Zimmermann, T., Heinrichs, N., & Baucom, D.H. (2007). “Does one size fit all?” Moderators in psychosocial interventions for breast cancer patients: A meta-analysis. Annals of Behavioral Medicine, 34, 225–239.doi:10.1080/08836610701677188
To illuminate the moderators of the effect of psychosocial interventions and better understand the variability of these effects in patients with cancer; to test the hypothesis that cancer type, intervention type, and interventionist can moderate intervention effect
Initially, investigators retrieved 127 articles, of which 46 were eliminated because they did not report on RCTs. Four of the 127 articles were unavailable. Of the remaining 77 reports of RCTs, the data in 26 were incomplete. Communication with the authors of studies with incomplete data resulted in obtaining complete data for five studies.

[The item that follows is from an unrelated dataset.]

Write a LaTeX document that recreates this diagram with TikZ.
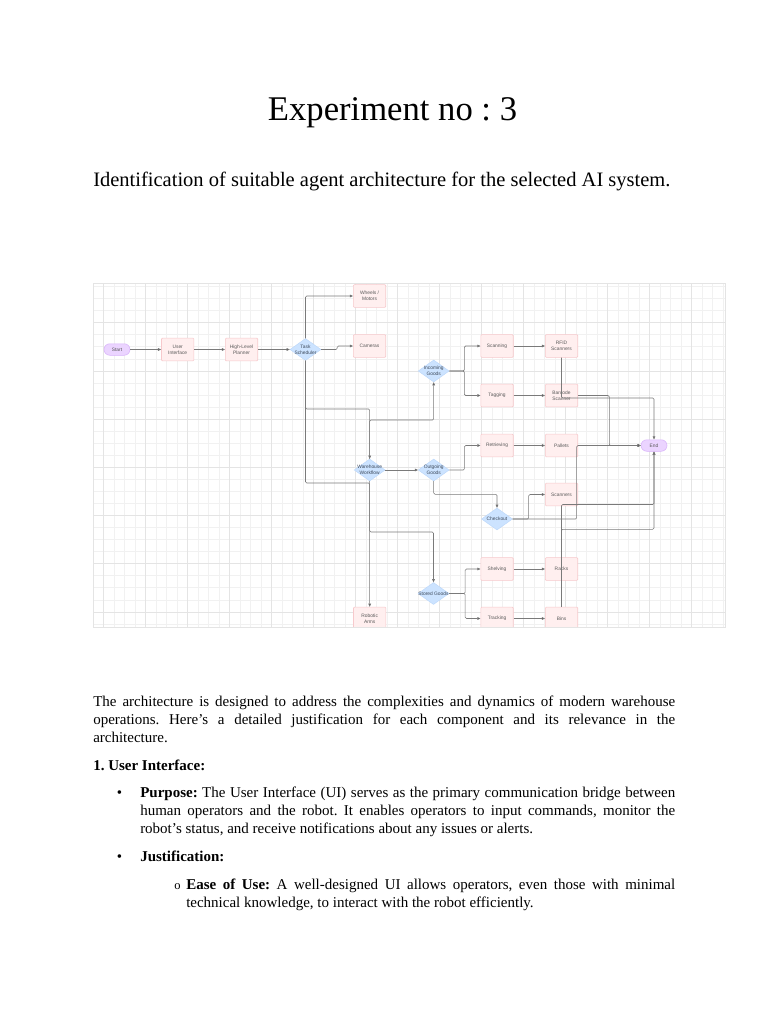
\documentclass[tikz,border=0pt]{standalone}
\usepackage{fontspec}
\setmainfont{Liberation Serif}
\newfontfamily\dsans{Liberation Sans}
\usetikzlibrary{arrows.meta,shapes.geometric,calc}
\frenchspacing
\definecolor{rectfill}{HTML}{FFEFEF}
\definecolor{rectdraw}{HTML}{F7C9CC}
\definecolor{diafill}{HTML}{CCE3FF}
\definecolor{diadraw}{HTML}{B9D6FA}
\definecolor{pillfill}{HTML}{EBD4FF}
\definecolor{pilldraw}{HTML}{D9B3FA}
\definecolor{edgecol}{HTML}{7A7A7A}
\definecolor{arrowcol}{HTML}{444444}
\definecolor{gridminor}{HTML}{F1F1F1}
\definecolor{gridmajor}{HTML}{E4E4E4}
\definecolor{lblcol}{HTML}{5A5A5A}
\definecolor{dlblcol}{HTML}{3E4A5C}
\begin{document}
\frenchspacing
\begin{tikzpicture}[x=0.8pt,y=-0.8pt,
  box/.style={rectangle, draw=rectdraw, fill=rectfill, line width=0.5pt,
    minimum width=25.9pt, minimum height=18.2pt, inner sep=0pt, rounded corners=0.8pt,
    font=\dsans\fontsize{3.9}{5}\selectfont, text=lblcol, align=center},
  dia/.style={diamond, draw=diadraw, fill=diafill, line width=0.3pt,
    minimum width=24.8pt, minimum height=17.6pt, inner sep=0pt},
  dlbl/.style={font=\dsans\fontsize{3.9}{5}\selectfont, text=dlblcol, align=center, inner sep=0pt},
  pill/.style={rectangle, rounded corners=4.6pt, draw=pilldraw, fill=pillfill, line width=0.4pt,
    minimum width=20.8pt, minimum height=9.2pt, inner sep=0pt,
    font=\dsans\fontsize{3.9}{5}\selectfont, text=lblcol},
  edge/.style={draw=edgecol, line width=0.45pt, rounded corners=1pt,
    -{Triangle[length=2.6pt,width=2.2pt,fill=arrowcol]}},
  body/.style={anchor=base west, inner sep=0pt, font=\fontsize{12}{14.4}\selectfont},
]
\useasboundingbox[fill=white] (0,0) rectangle (768,1024);

% ---------- heading ----------
\node[anchor=base, inner sep=0pt, font=\fontsize{27.7}{32}\selectfont] (title) at (392.5,121) {Experiment no : 3};
\node[anchor=base west, inner sep=0pt, font=\fontsize{16.4}{19}\selectfont] (subtitle) at (93,187)
  {Identification of suitable agent architecture for the selected AI system.};

% ---------- diagram ----------
\begin{scope}
\clip (93,283) rectangle (725,627);
\fill[white] (93,283) rectangle (725,627);
\foreach \k in {0,...,59} {
  \pgfmathsetmacro{\xx}{103.3+10.5*\k}
  \draw[gridminor, line width=0.4pt] (\xx,283) -- (\xx,627);
}
\foreach \j in {0,...,28} {
  \pgfmathsetmacro{\yy}{286.45+12.05*\j}
  \draw[gridminor, line width=0.4pt] (93,\yy) -- (725,\yy);
}
\foreach \k in {0,4,...,56} {
  \pgfmathsetmacro{\xx}{103.3+10.5*\k}
  \draw[gridmajor, line width=0.45pt] (\xx,283) -- (\xx,627);
}
\foreach \j in {3,7,...,27} {
  \pgfmathsetmacro{\yy}{286.45+12.05*\j}
  \draw[gridmajor, line width=0.45pt] (93,\yy) -- (725,\yy);
}

% nodes
\node[pill] (start) at (117,349.5) {Start};
\node[box] (ui) at (177.7,349.5) {User\\Interface};
\node[box] (hlp) at (241.5,349.5) {High-Level\\Planner};
\node[dia] (ts) at (305.5,349.5) {};
\node[dlbl] (ts-t) at (ts) {Task\\Scheduler};
\node[box] (wm) at (369.5,296) {Wheels /\\Motors};
\node[box] (cam) at (369.5,346) {Cameras};
\node[dia] (ig) at (433.7,371) {};
\node[dlbl] (ig-t) at (ig) {Incoming\\Goods};
\node[box] (scan) at (497,346) {Scanning};
\node[box] (rfid) at (561.5,346) {RFID\\Scanners};
\node[box] (tag) at (497,395.5) {Tagging};
\node[box] (bar) at (561.5,395.5) {Barcode\\Scanner};
\node[dia] (ww) at (369.7,470) {};
\node[dlbl] (ww-t) at (ww) {Warehouse\\Workflow};
\node[dia] (og) at (433.7,470) {};
\node[dlbl] (og-t) at (og) {Outgoing\\Goods};
\node[box] (ret) at (497,445.5) {Retrieving};
\node[box] (pal) at (561.5,445.5) {Pallets};
\node[pill] (endn) at (654,445.5) {End};
\node[box] (scn) at (561.5,494.5) {Scanners};
\node[dia] (chk) at (497,519) {};
\node[dlbl] (chk-t) at (chk) {Checkout};
\node[box] (shelf) at (497,569) {Shelving};
\node[box] (racks) at (561.5,569) {Racks};
\node[dia] (sg) at (433.5,593.5) {};
\node[dlbl] (sg-t) at (sg) {Stored Goods};
\node[box] (track) at (497,618.5) {Tracking};
\node[box] (bins) at (561.5,618.5) {Bins};
\node[box] (arms) at (369.7,618.5) {Robotic\\Arms};

% rails
\coordinate (r409) at (0,409);
\coordinate (r483) at (0,483);
\coordinate (r420) at (0,420);
\coordinate (r532) at (0,532);
\coordinate (r398) at (0,398);
\coordinate (r494) at (0,494.3);
\coordinate (r505) at (0,504.5);
\coordinate (r529) at (0,529.3);
\coordinate (c609) at (609.3,0);
\coordinate (c577) at (576.7,0);

% edges
\draw[edge] (start) -- (ui);
\draw[edge] (ui) -- (hlp);
\draw[edge] (hlp) -- (ts.west);
\draw[edge] (ts.north) |- (wm.west);
\draw[edge] (ts.east) -- ++(16,0) |- (cam.west);
\draw[edge] (ts.south) -- (ts.south |- r409) -| (ww.north);
\draw[edge] (ts.south) -- (ts.south |- r483) -| (arms.north);
\draw[edge] (ww.north) -- (ww.north |- r420) -| (ig.south);
\draw[edge] (ww.east) -- (og.west);
\draw[edge] (ww.south) -- (ww.south |- r532) -| (sg.north);
\draw[edge] (ig.east) -- ++(15,0) |- (scan.west);
\draw[edge] (ig.east) -- ++(15,0) |- (tag.west);
\draw[edge] (scan) -- (rfid);
\draw[edge] (tag) -- (bar);
\draw[edge] (rfid.south) -- (rfid.south |- r398) -| (endn.north);
\draw[edge] (bar.east) -- (bar.east -| c609) |- (endn.west);
\draw[edge] (og.east) -- ++(15,0) |- (ret.west);
\draw[edge] (og.south) -- (og.south |- r494) -| (chk.north);
\draw[edge] (ret) -- (pal);
\draw[edge] (pal) -- (endn);
\draw[edge] (chk.east) -- (chk.east -| c577) |- (endn.west);
\draw[edge] (chk.east) -- ++(16,0) |- (scn.west);
\draw[edge] (racks.north) -- (racks.north |- r529) -| (endn.south);
\draw[edge] (bins.north) -- (bins.north |- r505) -| (endn.south);
\draw[edge] (sg.east) -- ++(16,0) |- (shelf.west);
\draw[edge] (sg.east) -- ++(16,0) |- (track.west);
\draw[edge] (shelf) -- (racks);
\draw[edge] (track) -- (bins);
\end{scope}
\draw[gridmajor, line width=0.4pt] (93,283) rectangle (725,627);

% ---------- body text ----------
\node[body] (p1) at (93,706) {\makebox[465.6pt][s]{The architecture is designed to address the complexities and dynamics of modern warehouse}};
\node[body] (p2) at (93,724) {\makebox[465.6pt][s]{operations. Here’s a detailed justification for each component and its relevance in the}};
\node[body] (p3) at (93,742) {architecture.};
\node[body] (h1) at (93,770) {\textbf{1. User Interface:}};
\node[body] (b1) at (116.5,797) {•};
\node[body] (q1) at (140,797) {\makebox[428pt][s]{\textbf{Purpose:} The User Interface (UI) serves as the primary communication bridge between}};
\node[body] (q2) at (140,815) {\makebox[428pt][s]{human operators and the robot. It enables operators to input commands, monitor the}};
\node[body] (q3) at (140,833) {robot’s status, and receive notifications about any issues or alerts.};
\node[body] (b2) at (116.5,861) {•};
\node[body] (j1) at (140,861) {\textbf{Justification:}};
\node[body, font=\fontsize{10}{12}\selectfont] (b3) at (174,889) {o};
\node[body] (e1) at (186,889) {\makebox[391.2pt][s]{\textbf{Ease of Use:} A well-designed UI allows operators, even those with minimal}};
\node[body] (e2) at (186,907) {technical knowledge, to interact with the robot efficiently.};
\end{tikzpicture}
\end{document}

Nurses are particularly suited to providing psychoeducational and educational interventions for patients, and these types of nurse-led interventions can have a positive effect on patient outcomes. Psychologist-delivered CBT interventions seem to be more effective than nurse-delivered CBT interventions. This finding suggests that, if nurses are to provide CBT, the nurses must develop significant expertise.This finding may also suggest the importance of interdisciplinary approaches to providing psychosocial interventions. This meta-analysis demonstrated that moderators have a significant effect on intervention effectiveness; therefore, future studies should provide information about potential moderators.